GRIEVING
For Saniyah
I hate taking death calls. I don’t know what to say. There really is nothing. There are no metaphors to help describe something so immensely sad, no obvious parables to offer. The only thing I can think to uncertainly ask is: what happened, what time, what place, what was the color and temperature of it? I already know all the likely answers: sudden, grim neighborhood, blue and cold. The world is suddenly shocked into focus, and this is all I can ask.

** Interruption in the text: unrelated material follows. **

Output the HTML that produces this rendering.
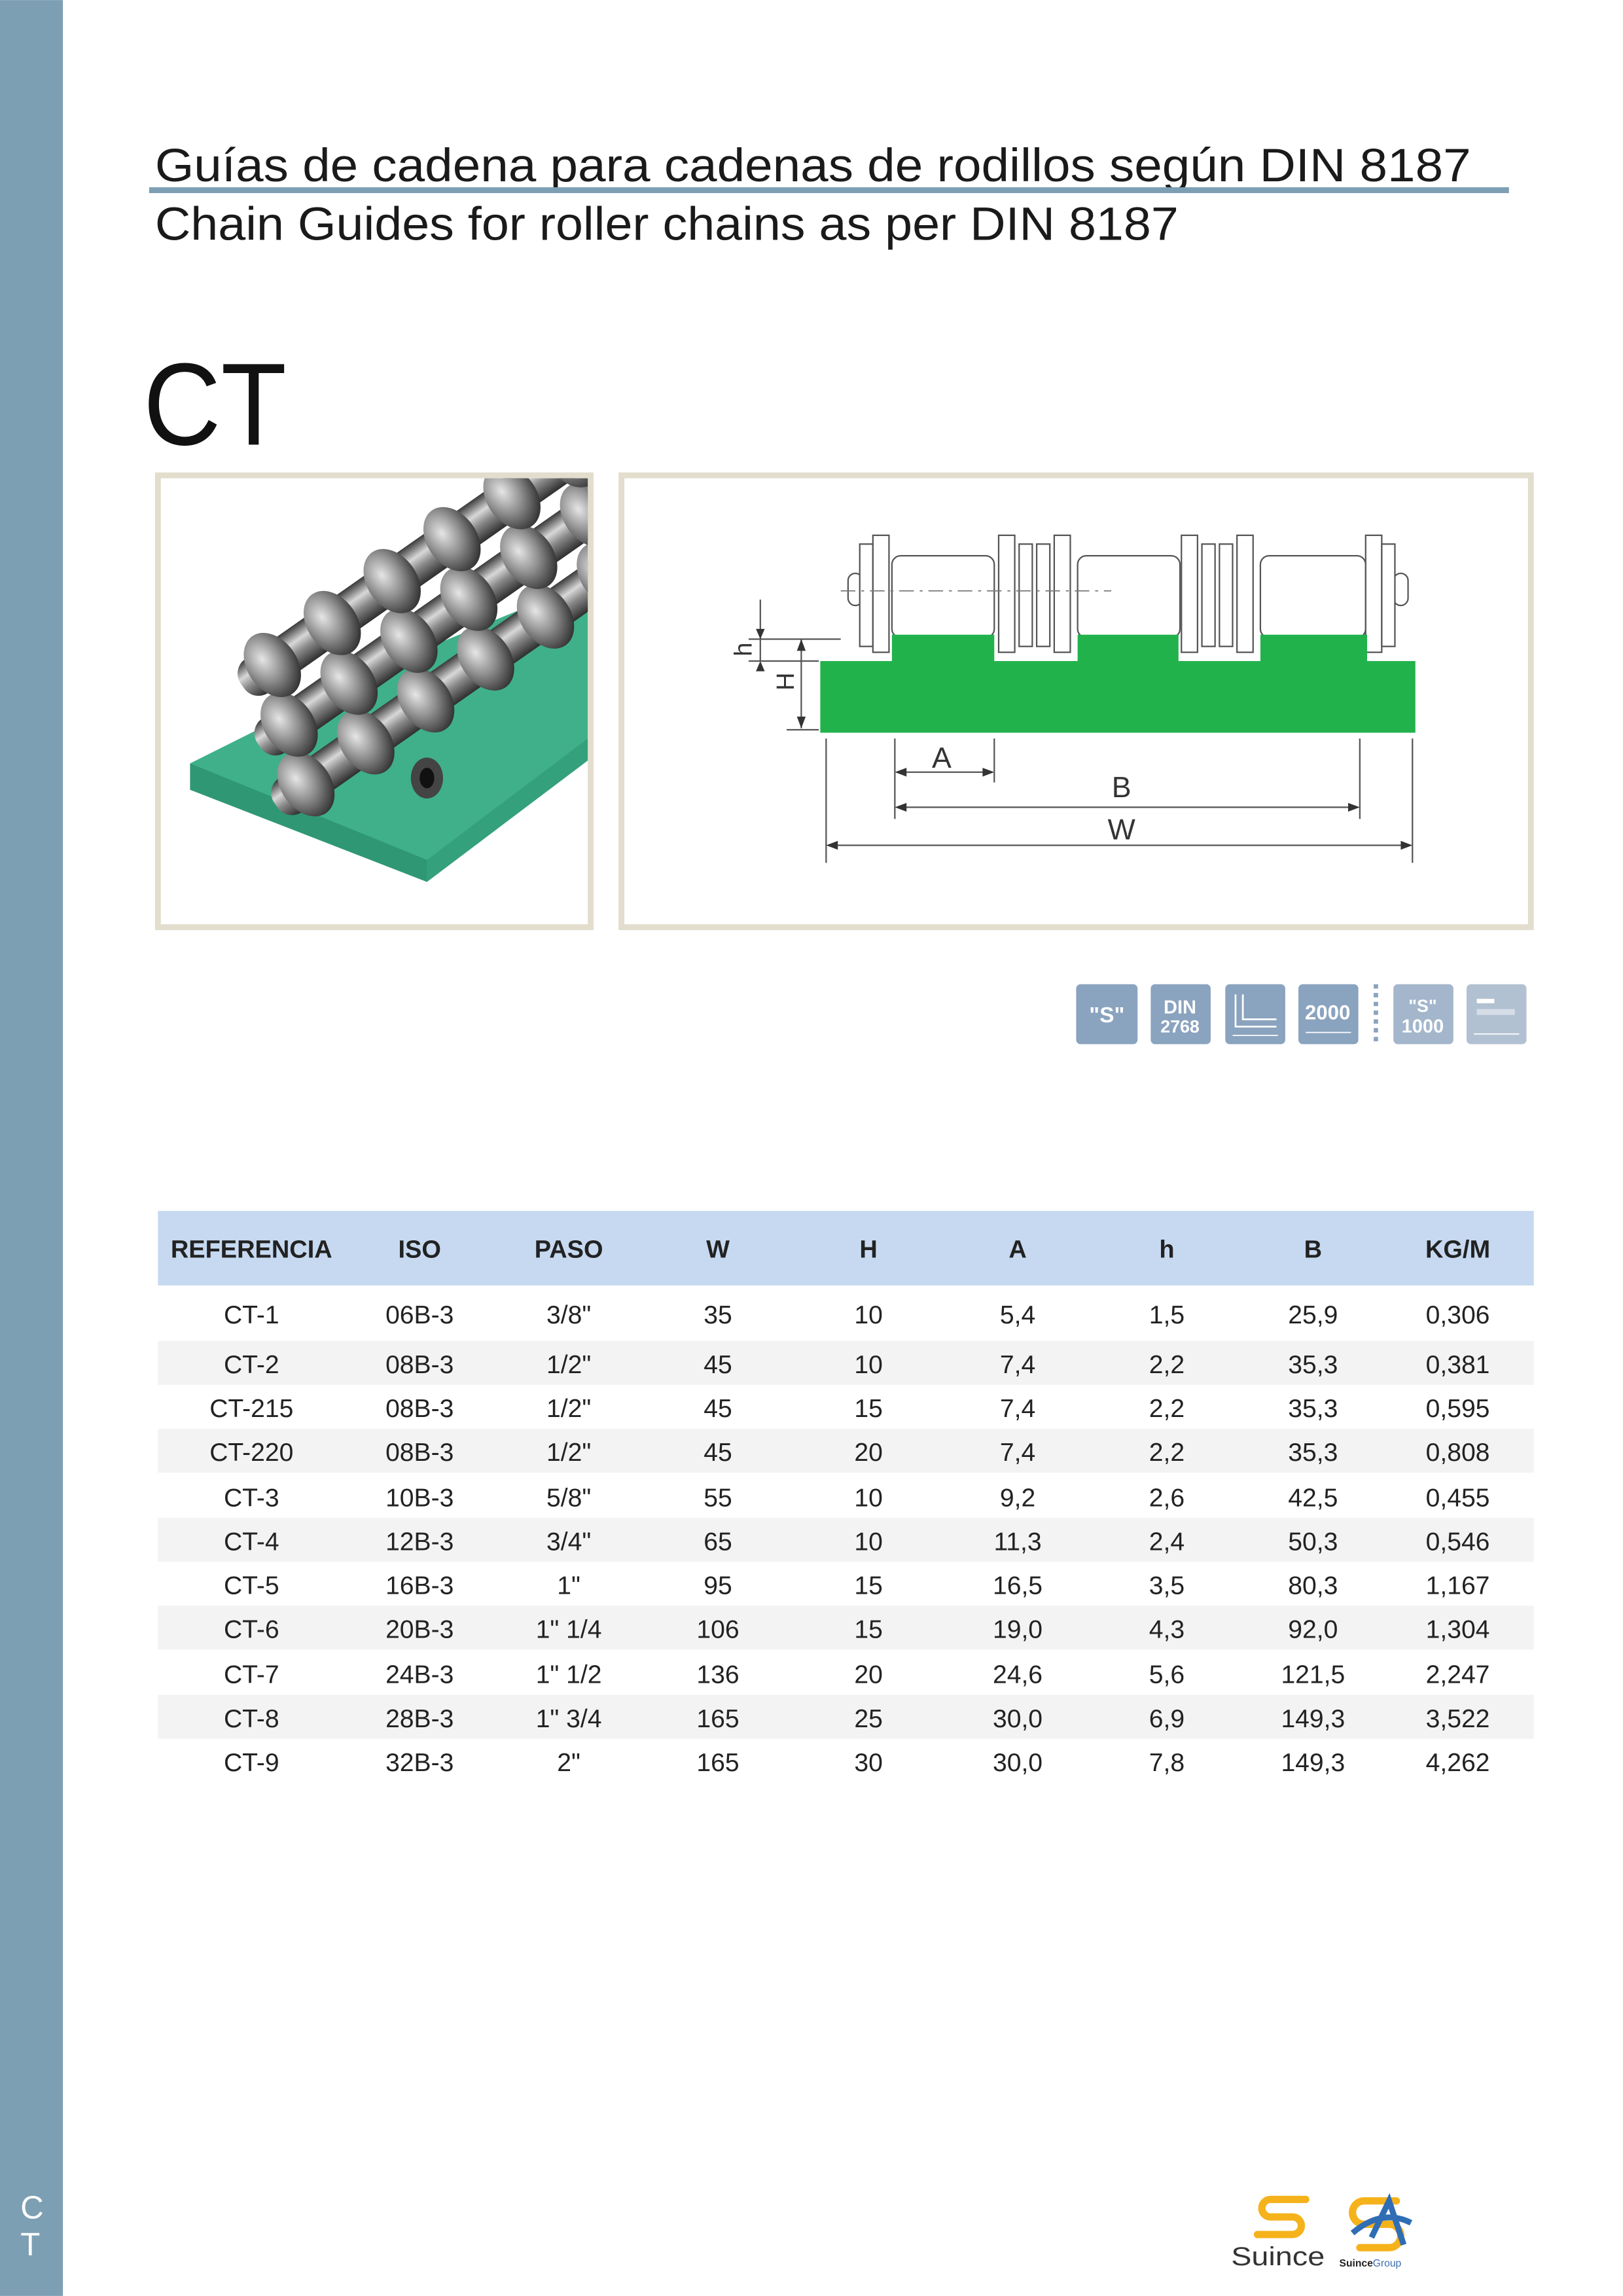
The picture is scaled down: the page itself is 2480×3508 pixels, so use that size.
<!DOCTYPE html>
<html><head><meta charset="utf-8"><style>
html,body{margin:0;padding:0;background:#fff}
svg{display:block}
text{font-family:"Liberation Sans",sans-serif}
</style></head><body>
<svg width="2480" height="3508" viewBox="0 0 1110 1570" xmlns="http://www.w3.org/2000/svg">
<defs>
<linearGradient id="rl" x1="0" y1="0" x2="0" y2="1">
<stop offset="0" stop-color="#3a3a3a"/><stop offset="0.35" stop-color="#d8d8d8"/><stop offset="0.6" stop-color="#8a8a8a"/><stop offset="1" stop-color="#2e2e2e"/>
</linearGradient>
<radialGradient id="rg" cx="0.4" cy="0.35" r="0.7">
<stop offset="0" stop-color="#e6e6e6"/><stop offset="0.5" stop-color="#8d8d8d"/><stop offset="1" stop-color="#2c2c2c"/>
</radialGradient>
<clipPath id="pc"><rect x="110" y="327" width="292" height="305"/></clipPath>
</defs>
<rect x="0" y="0" width="1110" height="1570" fill="#fff"/>
<rect x="0" y="0" width="43" height="1570" fill="#7d9fb3"/>
<text x="14" y="1517" font-size="22" fill="#fff">C</text>
<text x="14" y="1542" font-size="22" fill="#fff">T</text>

<text x="106" y="124" font-size="32" fill="#1a1a1a" textLength="900" lengthAdjust="spacingAndGlyphs">Guías de cadena para cadenas de rodillos según DIN 8187</text>
<rect x="102" y="128" width="930" height="4" fill="#7d9fb3"/>
<text x="106" y="164" font-size="32" fill="#1a1a1a" textLength="700" lengthAdjust="spacingAndGlyphs">Chain Guides for roller chains as per DIN 8187</text>
<text x="98" y="304" font-size="80" fill="#111" textLength="98" lengthAdjust="spacingAndGlyphs">CT</text>

<!-- photo box -->
<rect x="108" y="325" width="296" height="309" fill="#fff" stroke="#e2ddcd" stroke-width="4"/>
<g clip-path="url(#pc)">
<polygon points="130,522 270,452 402,398 402,520 292,603 130,540" fill="#3fb08a"/>
<polygon points="130,522 292,588 292,603 130,540" fill="#2f9774"/>
<polygon points="292,588 402,505 402,520 292,603" fill="#34a07c"/>
<g transform="rotate(-35 270 440)">
<g id="row">
<rect x="140" y="470" width="320" height="28" rx="12" fill="url(#rl)"/>
<g fill="url(#rg)">
<ellipse cx="165" cy="484" rx="17" ry="24"/><ellipse cx="215" cy="484" rx="17" ry="24"/><ellipse cx="265" cy="484" rx="17" ry="24"/><ellipse cx="315" cy="484" rx="17" ry="24"/><ellipse cx="365" cy="484" rx="17" ry="24"/><ellipse cx="415" cy="484" rx="17" ry="24"/>
</g>
</g>
<use href="#row" transform="translate(14,-40)"/>
<use href="#row" transform="translate(28,-80)"/>
</g>
<ellipse cx="292" cy="532" rx="11" ry="14" fill="#444"/>
<ellipse cx="292" cy="532" rx="5" ry="7" fill="#111"/>
</g>

<!-- diagram box -->
<rect x="425" y="325" width="622" height="309" fill="#fff" stroke="#e2ddcd" stroke-width="4"/>
<g stroke="#555" stroke-width="1" fill="#fff">
<rect x="580" y="392" width="10" height="22" rx="5"/>
<rect x="953" y="392" width="10" height="22" rx="5"/>
<rect x="610" y="380" width="70" height="56" rx="6"/>
<rect x="737" y="380" width="70" height="56" rx="6"/>
<rect x="862" y="380" width="72" height="56" rx="6"/>
<rect x="588" y="372" width="9" height="70"/>
<rect x="597" y="366" width="11" height="80"/>
<rect x="683" y="366" width="11" height="80"/>
<rect x="697" y="372" width="9" height="70"/>
<rect x="709" y="372" width="9" height="70"/>
<rect x="721" y="366" width="11" height="80"/>
<rect x="808" y="366" width="11" height="80"/>
<rect x="822" y="372" width="9" height="70"/>
<rect x="834" y="372" width="9" height="70"/>
<rect x="846" y="366" width="11" height="80"/>
<rect x="934" y="366" width="11" height="80"/>
<rect x="945" y="372" width="9" height="70"/>
</g>
<line x1="575" y1="404" x2="760" y2="404" stroke="#777" stroke-width="0.8" stroke-dasharray="10,4,2,4"/>
<path d="M561 452 H610 V434 H680 V452 H737 V434 H806 V452 H862 V434 H935 V452 H968 V501 H561 Z" fill="#22b24c"/>
<g stroke="#555" stroke-width="1" fill="none">
<line x1="565" y1="505" x2="565" y2="590"/><line x1="966" y1="505" x2="966" y2="590"/>
<line x1="612" y1="505" x2="612" y2="560"/><line x1="680" y1="505" x2="680" y2="535"/>
<line x1="930" y1="505" x2="930" y2="560"/>
<line x1="568" y1="578" x2="963" y2="578"/>
<line x1="615" y1="552" x2="927" y2="552"/>
<line x1="615" y1="528" x2="676" y2="528"/>
<line x1="520" y1="410" x2="520" y2="452"/><line x1="548" y1="437" x2="548" y2="498"/>
<line x1="512" y1="437" x2="575" y2="437"/><line x1="512" y1="452" x2="560" y2="452"/>
<line x1="538" y1="499" x2="560" y2="499"/>
</g>
<g fill="#333">
<polygon points="565,578 573,575 573,581"/><polygon points="966,578 958,575 958,581"/>
<polygon points="612,552 620,549 620,555"/><polygon points="930,552 922,549 922,555"/>
<polygon points="612,528 620,525 620,531"/><polygon points="680,528 672,525 672,531"/>
<polygon points="548,437 545,445 551,445"/><polygon points="548,498 545,490 551,490"/>
<polygon points="520,437 517,430 523,430"/><polygon points="520,452 517,459 523,459"/>
</g>
<g font-size="20" fill="#333" text-anchor="middle">
<text x="644" y="525">A</text><text x="767" y="545">B</text><text x="767" y="574">W</text>
<text transform="translate(514,444) rotate(-90)" font-size="17">h</text>
<text transform="translate(543,466) rotate(-90)" font-size="17">H</text>
</g>

<!-- icons -->
<g>
<rect x="736" y="673" width="42" height="41" rx="3" fill="#8aa3bf"/>
<rect x="787" y="673" width="41" height="41" rx="3" fill="#8aa3bf"/>
<rect x="838" y="673" width="41" height="41" rx="3" fill="#8aa3bf"/>
<rect x="888" y="673" width="41" height="41" rx="3" fill="#8aa3bf"/>
<line x1="941" y1="673" x2="941" y2="714" stroke="#8aa3bf" stroke-width="3" stroke-dasharray="3,3"/>
<rect x="953" y="673" width="41" height="41" rx="3" fill="#a3b6cb"/>
<rect x="1003" y="673" width="41" height="41" rx="3" fill="#b2c1d2"/>
<g fill="#fff" font-weight="bold" text-anchor="middle">
<text x="757" y="699" font-size="15">"S"</text>
<text x="807" y="693" font-size="13">DIN</text><text x="807" y="706" font-size="12">2768</text>
<text x="908" y="697" font-size="14">2000</text>
<text x="973" y="692" font-size="12">"S"</text><text x="973" y="706" font-size="13">1000</text>
</g>
<path d="M845 680 V702 H873 M850 680 V697 H873" stroke="#fff" stroke-width="1.2" fill="none"/>
<rect x="1010" y="683" width="12" height="3" fill="#fff"/><rect x="1010" y="690" width="26" height="4" fill="#d5dde7"/>
<g stroke="#fff" stroke-width="0.8"><line x1="843" y1="708" x2="874" y2="708"/><line x1="893" y1="706" x2="924" y2="706"/><line x1="1008" y1="707" x2="1039" y2="707"/></g>
</g>

<!-- table -->
<rect x="108" y="828" width="941" height="51" fill="#c6d9f0"/>
<g fill="#f3f3f3">
<rect x="108" y="917" width="941" height="30"/>
<rect x="108" y="977" width="941" height="30"/>
<rect x="108" y="1038" width="941" height="30"/>
<rect x="108" y="1098" width="941" height="30"/>
<rect x="108" y="1159" width="941" height="30"/>
</g>
<g font-size="17" font-weight="bold" fill="#222" text-anchor="middle">
<text x="172" y="860">REFERENCIA</text><text x="287" y="860">ISO</text><text x="389" y="860">PASO</text>
<text x="491" y="860">W</text><text x="594" y="860">H</text><text x="696" y="860">A</text>
<text x="798" y="860">h</text><text x="898" y="860">B</text><text x="997" y="860">KG/M</text>
</g>
<g font-size="17.5" fill="#222" text-anchor="middle">
<g transform="translate(0,905)"><text x="172">CT-1</text><text x="287">06B-3</text><text x="389">3/8"</text><text x="491">35</text><text x="594">10</text><text x="696">5,4</text><text x="798">1,5</text><text x="898">25,9</text><text x="997">0,306</text></g>
<g transform="translate(0,939)"><text x="172">CT-2</text><text x="287">08B-3</text><text x="389">1/2"</text><text x="491">45</text><text x="594">10</text><text x="696">7,4</text><text x="798">2,2</text><text x="898">35,3</text><text x="997">0,381</text></g>
<g transform="translate(0,969)"><text x="172">CT-215</text><text x="287">08B-3</text><text x="389">1/2"</text><text x="491">45</text><text x="594">15</text><text x="696">7,4</text><text x="798">2,2</text><text x="898">35,3</text><text x="997">0,595</text></g>
<g transform="translate(0,999)"><text x="172">CT-220</text><text x="287">08B-3</text><text x="389">1/2"</text><text x="491">45</text><text x="594">20</text><text x="696">7,4</text><text x="798">2,2</text><text x="898">35,3</text><text x="997">0,808</text></g>
<g transform="translate(0,1030)"><text x="172">CT-3</text><text x="287">10B-3</text><text x="389">5/8"</text><text x="491">55</text><text x="594">10</text><text x="696">9,2</text><text x="798">2,6</text><text x="898">42,5</text><text x="997">0,455</text></g>
<g transform="translate(0,1060)"><text x="172">CT-4</text><text x="287">12B-3</text><text x="389">3/4"</text><text x="491">65</text><text x="594">10</text><text x="696">11,3</text><text x="798">2,4</text><text x="898">50,3</text><text x="997">0,546</text></g>
<g transform="translate(0,1090)"><text x="172">CT-5</text><text x="287">16B-3</text><text x="389">1"</text><text x="491">95</text><text x="594">15</text><text x="696">16,5</text><text x="798">3,5</text><text x="898">80,3</text><text x="997">1,167</text></g>
<g transform="translate(0,1120)"><text x="172">CT-6</text><text x="287">20B-3</text><text x="389">1" 1/4</text><text x="491">106</text><text x="594">15</text><text x="696">19,0</text><text x="798">4,3</text><text x="898">92,0</text><text x="997">1,304</text></g>
<g transform="translate(0,1151)"><text x="172">CT-7</text><text x="287">24B-3</text><text x="389">1" 1/2</text><text x="491">136</text><text x="594">20</text><text x="696">24,6</text><text x="798">5,6</text><text x="898">121,5</text><text x="997">2,247</text></g>
<g transform="translate(0,1181)"><text x="172">CT-8</text><text x="287">28B-3</text><text x="389">1" 3/4</text><text x="491">165</text><text x="594">25</text><text x="696">30,0</text><text x="798">6,9</text><text x="898">149,3</text><text x="997">3,522</text></g>
<g transform="translate(0,1211)"><text x="172">CT-9</text><text x="287">32B-3</text><text x="389">2"</text><text x="491">165</text><text x="594">30</text><text x="696">30,0</text><text x="798">7,8</text><text x="898">149,3</text><text x="997">4,262</text></g>
</g>

<!-- logos -->
<g fill="none" stroke="#f5b21b" stroke-width="5" stroke-linecap="round">
<path d="M893 1504 H869 A6 6 0 0 0 869 1516 H884 A6 6 0 0 1 884 1528 H860"/>
<path d="M955 1505 H933 A8 8 0 0 0 933 1521 H950 A8 8 0 0 1 950 1537 H930"/>
</g>
<path d="M925 1527 Q945 1510 965 1520 M938 1530 L950 1505 L960 1535" stroke="#2f6db5" stroke-width="4" fill="none"/>
<text x="842" y="1549" font-size="18" fill="#333" textLength="64" lengthAdjust="spacingAndGlyphs">Suince</text>
<text x="916" y="1550" font-size="7" fill="#222" font-weight="bold">Suince<tspan fill="#3a6fb0" font-weight="normal">Group</tspan></text>
</svg>
</body></html>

I was blithely planning our evening (off to Nomad Café for a poetry reading), when the cell phone blurted to life and told me of death. The afternoon vanished, the future retracted into the present. I’ve decided that the best thing for me to do in times like these is to listen to Shostakovich’s String Quartets (really only number 8 over and over again) until the world and life seem circumscribed by hopeful, tremulous movement, followed by violent overtures, and sad retreats. The sad cello answered by an even sadder fiddle weeping in C minor. Melancholy, tears, and a world in black and white with overtones of sepia.
Saniyah died this week. Hearing the news from Marilyn, one of the most emotionally empathetic people I know, made it harder and easier. It made me feel like weeping and embarrassed that I was not; that I was too numb to cry. Saniyah was a quiet little girl who liked to smile and play with her mother’s face. She was born in a dysfunctional world with arbitrary international borders, fractured families, and uprooted classes of people. She lived at the top of rickety, narrow stairs; she had a one-year old birthday party with a piñata and birthday hats; she had a mother who thought the world was her; she had a lot to live through and a lot of reasons to live. She always seemed like a reasonable little girl, easy to hold and easy to love. I’ll miss watching her grow into a beautiful woman, a little braver than the world she was given, making us proud to have known her.